START DATASET CONTENT

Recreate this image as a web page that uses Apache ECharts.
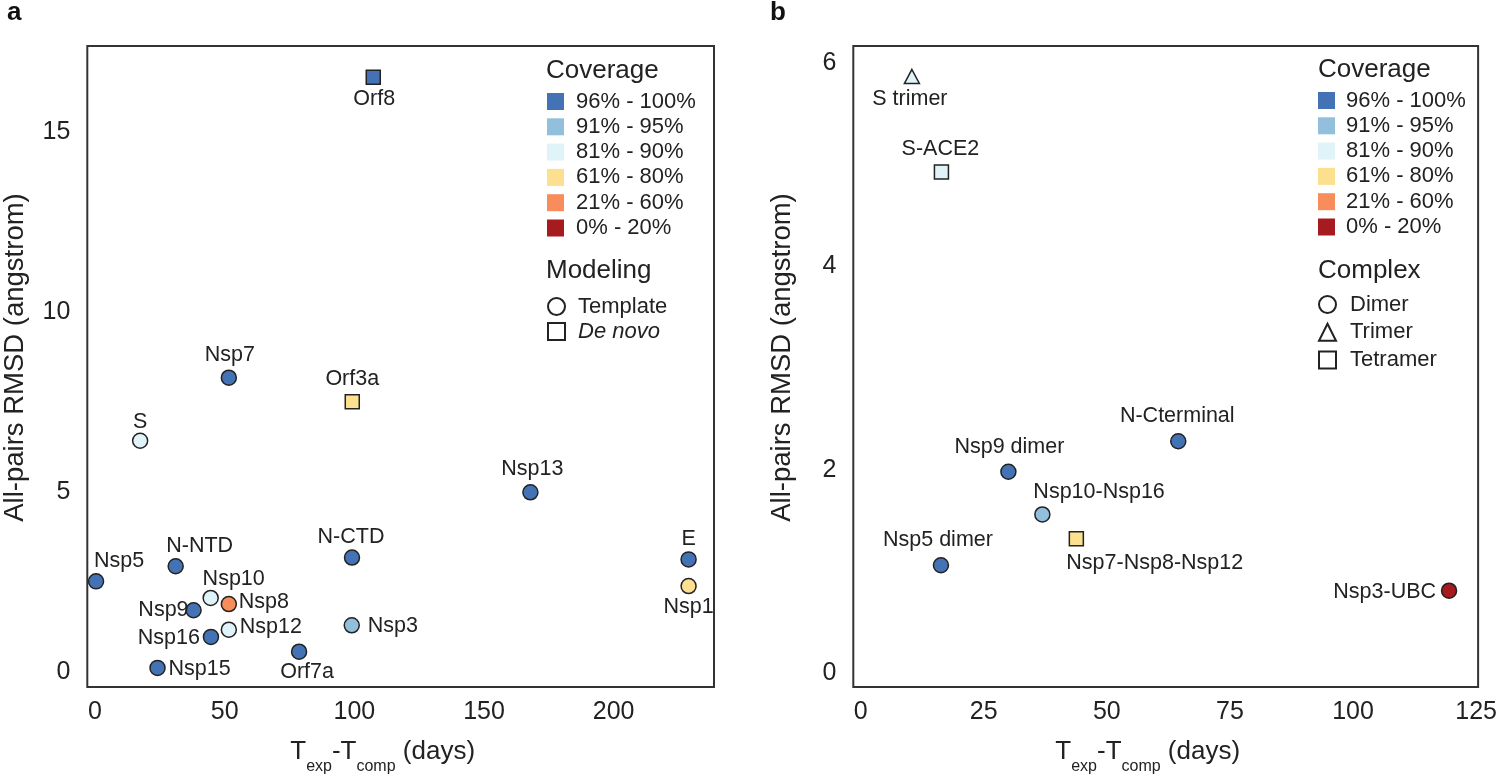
<!DOCTYPE html>
<html><head><meta charset="utf-8">
<script src="https://cdn.jsdelivr.net/npm/echarts@6/dist/echarts.min.js"></script>
<style>html,body{margin:0;padding:0;background:#fff}#c{width:1500px;height:780px}</style>
</head><body><div id="c"></div>
<script>
// ---------- Panel a data ----------
const namesA    = ['Orf8','Nsp7','Orf3a','S','Nsp13','N-NTD','N-CTD','E','Nsp1','Nsp5','Nsp10','Nsp8','Nsp9','Nsp3','Nsp12','Nsp16','Orf7a','Nsp15'];
const daysA     = [107.3, 51.6, 99.2, 17.4, 167.9, 31.1, 99.1, 228.9, 228.9, 0.4, 44.6, 51.6, 38.0, 99.0, 51.6, 44.7, 78.7, 24.1];
const rmsdA     = [16.51, 8.18, 7.51, 6.43, 5.00, 2.95, 3.19, 3.14, 2.40, 2.53, 2.07, 1.90, 1.73, 1.31, 1.19, 0.99, 0.58, 0.13];
const coverageA = ['96% - 100%','96% - 100%','61% - 80%','81% - 90%','96% - 100%','96% - 100%','96% - 100%','96% - 100%','61% - 80%','96% - 100%','81% - 90%','21% - 60%','96% - 100%','91% - 95%','81% - 90%','96% - 100%','96% - 100%','96% - 100%'];
const modelingA = ['De novo','Template','De novo','Template','Template','Template','Template','Template','Template','Template','Template','Template','Template','Template','Template','Template','Template','Template'];

// ---------- Panel b data ----------
const namesB    = ['S trimer','S-ACE2','N-Cterminal','Nsp9 dimer','Nsp10-Nsp16','Nsp7-Nsp8-Nsp12','Nsp5 dimer','Nsp3-UBC'];
const daysB     = [10.4, 16.4, 64.5, 30.0, 36.9, 43.8, 16.3, 119.5];
const rmsdB     = [5.87, 4.93, 2.28, 1.98, 1.56, 1.32, 1.06, 0.81];
const coverageB = ['81% - 90%','81% - 90%','96% - 100%','96% - 100%','91% - 95%','61% - 80%','96% - 100%','0% - 20%'];
const complexB  = ['Trimer','Tetramer','Dimer','Dimer','Dimer','Tetramer','Dimer','Dimer'];

// ---------- legend categories & ticks ----------
const coverageBins = ['96% - 100%','91% - 95%','81% - 90%','61% - 80%','21% - 60%','0% - 20%'];
const modelingTypes = ['Template','De novo'];
const complexTypes = ['Dimer','Trimer','Tetramer'];
const ticksAX = [0,50,100,150,200];
const ticksAY = [0,5,10,15];
const ticksBX = [0,25,50,75,100,125];
const ticksBY = [0,2,4,6];

// ---------- styles ----------
const FONT = "'Liberation Sans', Arial, sans-serif";
const INK = '#222';
const coverageColor = {
  '96% - 100%':'#4473b5','91% - 95%':'#92bfdc','81% - 90%':'#e0f3f8',
  '61% - 80%':'#fde08f','21% - 60%':'#f88d5b','0% - 20%':'#a51b20'
};
const shapeOf = {'Template':'circle','De novo':'rect','Dimer':'circle','Trimer':'triangle','Tetramer':'rect'};
const sizeOf = {circle:15, rect:14, triangle:[15,14]};
// label placement: [align, dx, dy] relative to the marker centre
const placeA = {
  'Orf8':['center',1,22],'Nsp7':['center',1,-23],'Orf3a':['center',0,-23],'S':['center',0,-19],
  'Nsp13':['center',2,-23],'N-NTD':['center',24,-20],'N-CTD':['center',-1,-20],'E':['center',0,-20],
  'Nsp1':['center',0,21],'Nsp5':['center',23,-20],'Nsp10':['center',23,-19],'Nsp8':['left',10,-2],
  'Nsp9':['right',-5,0],'Nsp3':['left',16,1],'Nsp12':['left',11,-3],'Nsp16':['right',-11,1],
  'Orf7a':['center',8,20],'Nsp15':['left',11,1]
};
const placeB = {
  'S trimer':['center',-2,23],'S-ACE2':['center',-1,-23],'N-Cterminal':['center',-1,-25],
  'Nsp9 dimer':['center',1,-25],'Nsp10-Nsp16':['left',-9,-22],'Nsp7-Nsp8-Nsp12':['left',-10,24],
  'Nsp5 dimer':['center',-3,-25],'Nsp3-UBC':['right',-13,1]
};

function buildSeries(names, xs, ys, cov, kind, kinds, place, gi) {
  return kinds.map(k => {
    const sym = shapeOf[k];
    const data = [];
    names.forEach((n, i) => {
      if (kind[i] !== k) return;
      const p = place[n];
      data.push({
        name: n, value: [xs[i], ys[i]],
        itemStyle: {color: coverageColor[cov[i]]},
        label: {show: true, position: 'inside', align: p[0], verticalAlign: 'middle', offset: [p[1], p[2]]}
      });
    });
    return {
      type: 'scatter', name: 'pts' + gi + k, xAxisIndex: gi, yAxisIndex: gi,
      symbol: sym, symbolSize: sizeOf[sym], data: data, z: 5,
      itemStyle: {borderColor: INK, borderWidth: 1.5, opacity: 1},
      label: {show: true, formatter: '{b}', fontSize: 21.5, color: INK, fontFamily: FONT},
      emphasis: {disabled: true}
    };
  });
}

// dummy series for legend entries
const legendSeries = [];
coverageBins.forEach(b => legendSeries.push({type:'scatter', name:b, data:[], xAxisIndex:0, yAxisIndex:0,
  itemStyle:{color: coverageColor[b], borderWidth:0, opacity:1}}));
modelingTypes.concat(complexTypes).forEach(t => legendSeries.push({type:'scatter', name:t, data:[], xAxisIndex:0, yAxisIndex:0,
  symbol: shapeOf[t], itemStyle:{color:'#fff', borderColor: INK, borderWidth:1.5, opacity:1}}));

function axisX(gi, min, max, ticks) {
  return {
    type:'value', gridIndex: gi, min: min, max: max,
    axisLine:{show:false}, axisTick:{show:false}, splitLine:{show:false},
    axisLabel:{customValues: ticks, fontSize: 25, color: INK, fontFamily: FONT, margin: 13},
    name: '{n|T}{s|exp}{n|-T}{s|comp}{n| (days)}', nameLocation:'middle', nameGap: 42,
    nameTextStyle:{fontFamily: FONT, color: INK, padding:[0,36,0,0], rich:{
      n:{fontSize: 26, fontFamily: FONT, color: INK, lineHeight: 46, verticalAlign:'middle'},
      s:{fontSize: 16, fontFamily: FONT, color: INK, lineHeight: 46, verticalAlign:'bottom'}
    }}
  };
}
function axisY(gi, min, max, ticks, gap) {
  return {
    type:'value', gridIndex: gi, min: min, max: max,
    axisLine:{show:false}, axisTick:{show:false}, splitLine:{show:false},
    axisLabel:{customValues: ticks, fontSize: 25, color: INK, fontFamily: FONT, margin: 17},
    name:'All-pairs RMSD (angstrom)', nameLocation:'middle', nameGap: gap, nameRotate: 90,
    nameTextStyle:{fontSize: 27.5, color: INK, fontFamily: FONT, padding:[0,0,0,18]}
  };
}

const legendText = {fontSize: 22, color: INK, fontFamily: FONT, lineHeight: 25};
const option = {
  animation: false,
  backgroundColor: '#fff',
  title: [
    {text:'a', left: 7, top: 0, padding: 0, textStyle:{fontSize: 26, fontWeight:'bold', color:'#111', fontFamily: FONT}},
    {text:'b', left: 770, top: 0, padding: 0, textStyle:{fontSize: 26, fontWeight:'bold', color:'#111', fontFamily: FONT}},
    {text:'Coverage', left: 546, top: 56, padding: 0, textStyle:{fontSize: 26, fontWeight:'normal', color: INK, fontFamily: FONT, lineHeight: 30}},
    {text:'Modeling', left: 546, top: 256, padding: 0, textStyle:{fontSize: 26, fontWeight:'normal', color: INK, fontFamily: FONT, lineHeight: 30}},
    {text:'Coverage', left: 1318, top: 55, padding: 0, textStyle:{fontSize: 26, fontWeight:'normal', color: INK, fontFamily: FONT, lineHeight: 30}},
    {text:'Complex', left: 1318, top: 256, padding: 0, textStyle:{fontSize: 26, fontWeight:'normal', color: INK, fontFamily: FONT, lineHeight: 30}}
  ],
  legend: [
    {orient:'vertical', left: 547, top: 89, padding: 0, itemWidth: 17, itemHeight: 17, itemGap: 0.3, selectedMode: false,
     textStyle: Object.assign({padding:[0,0,0,7]}, legendText),
     data: coverageBins.map(b => ({name: b, icon: 'rect'}))},
    {orient:'vertical', left: 547, top: 294, padding: 0, itemWidth: 17, itemHeight: 17, itemGap: 0, selectedMode: false,
     textStyle: Object.assign({padding:[0,0,0,8]}, legendText),
     data: [{name:'Template', icon:'circle'}, {name:'De novo', icon:'rect', textStyle:{fontStyle:'italic'}}]},
    {orient:'vertical', left: 1318, top: 88, padding: 0, itemWidth: 17, itemHeight: 17, itemGap: 0.3, selectedMode: false,
     textStyle: Object.assign({padding:[0,0,0,6]}, legendText),
     data: coverageBins.map(b => ({name: b, icon: 'rect'}))},
    {orient:'vertical', left: 1318, top: 292, padding: 0, itemWidth: 17, itemHeight: 17, itemGap: 2.8, selectedMode: false,
     textStyle: Object.assign({padding:[0,0,0,9]}, legendText),
     data: [{name:'Dimer', icon:'circle'}, {name:'Trimer', icon:'triangle'}, {name:'Tetramer', icon:'rect'}]}
  ],
  grid: [
    {left: 87.3, top: 46, width: 626.7, height: 641.3, show: true, borderColor: '#333', borderWidth: 2, backgroundColor: 'transparent'},
    {left: 853.3, top: 46, width: 626.7, height: 641.3, show: true, borderColor: '#333', borderWidth: 2, backgroundColor: 'transparent'}
  ],
  xAxis: [axisX(0, -2.98, 238.7, ticksAX), axisX(1, -1.5, 125.4, ticksBX)],
  yAxis: [axisY(0, -0.40, 17.38, ticksAY, 58), axisY(1, -0.138, 6.17, ticksBY, 57)],
  series: legendSeries
    .concat(buildSeries(namesA, daysA, rmsdA, coverageA, modelingA, modelingTypes, placeA, 0))
    .concat(buildSeries(namesB, daysB, rmsdB, coverageB, complexB, complexTypes, placeB, 1))
};
const chart = echarts.init(document.getElementById('c'), null, {renderer: 'canvas'});
chart.setOption(option);
</script></body></html>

END DATASET CONTENT

Copy nothing but the lines from the top of the material through the line holding "const ticksBY = [0,2,4,6];", exactly as written; omit pictures.

→ **RESPONSE TO THIS EXERCISE**:
Recreate this image as a web page that uses Apache ECharts.
<!DOCTYPE html>
<html><head><meta charset="utf-8">
<script src="https://cdn.jsdelivr.net/npm/echarts@6/dist/echarts.min.js"></script>
<style>html,body{margin:0;padding:0;background:#fff}#c{width:1500px;height:780px}</style>
</head><body><div id="c"></div>
<script>
// ---------- Panel a data ----------
const namesA    = ['Orf8','Nsp7','Orf3a','S','Nsp13','N-NTD','N-CTD','E','Nsp1','Nsp5','Nsp10','Nsp8','Nsp9','Nsp3','Nsp12','Nsp16','Orf7a','Nsp15'];
const daysA     = [107.3, 51.6, 99.2, 17.4, 167.9, 31.1, 99.1, 228.9, 228.9, 0.4, 44.6, 51.6, 38.0, 99.0, 51.6, 44.7, 78.7, 24.1];
const rmsdA     = [16.51, 8.18, 7.51, 6.43, 5.00, 2.95, 3.19, 3.14, 2.40, 2.53, 2.07, 1.90, 1.73, 1.31, 1.19, 0.99, 0.58, 0.13];
const coverageA = ['96% - 100%','96% - 100%','61% - 80%','81% - 90%','96% - 100%','96% - 100%','96% - 100%','96% - 100%','61% - 80%','96% - 100%','81% - 90%','21% - 60%','96% - 100%','91% - 95%','81% - 90%','96% - 100%','96% - 100%','96% - 100%'];
const modelingA = ['De novo','Template','De novo','Template','Template','Template','Template','Template','Template','Template','Template','Template','Template','Template','Template','Template','Template','Template'];

// ---------- Panel b data ----------
const namesB    = ['S trimer','S-ACE2','N-Cterminal','Nsp9 dimer','Nsp10-Nsp16','Nsp7-Nsp8-Nsp12','Nsp5 dimer','Nsp3-UBC'];
const daysB     = [10.4, 16.4, 64.5, 30.0, 36.9, 43.8, 16.3, 119.5];
const rmsdB     = [5.87, 4.93, 2.28, 1.98, 1.56, 1.32, 1.06, 0.81];
const coverageB = ['81% - 90%','81% - 90%','96% - 100%','96% - 100%','91% - 95%','61% - 80%','96% - 100%','0% - 20%'];
const complexB  = ['Trimer','Tetramer','Dimer','Dimer','Dimer','Tetramer','Dimer','Dimer'];

// ---------- legend categories & ticks ----------
const coverageBins = ['96% - 100%','91% - 95%','81% - 90%','61% - 80%','21% - 60%','0% - 20%'];
const modelingTypes = ['Template','De novo'];
const complexTypes = ['Dimer','Trimer','Tetramer'];
const ticksAX = [0,50,100,150,200];
const ticksAY = [0,5,10,15];
const ticksBX = [0,25,50,75,100,125];
const ticksBY = [0,2,4,6];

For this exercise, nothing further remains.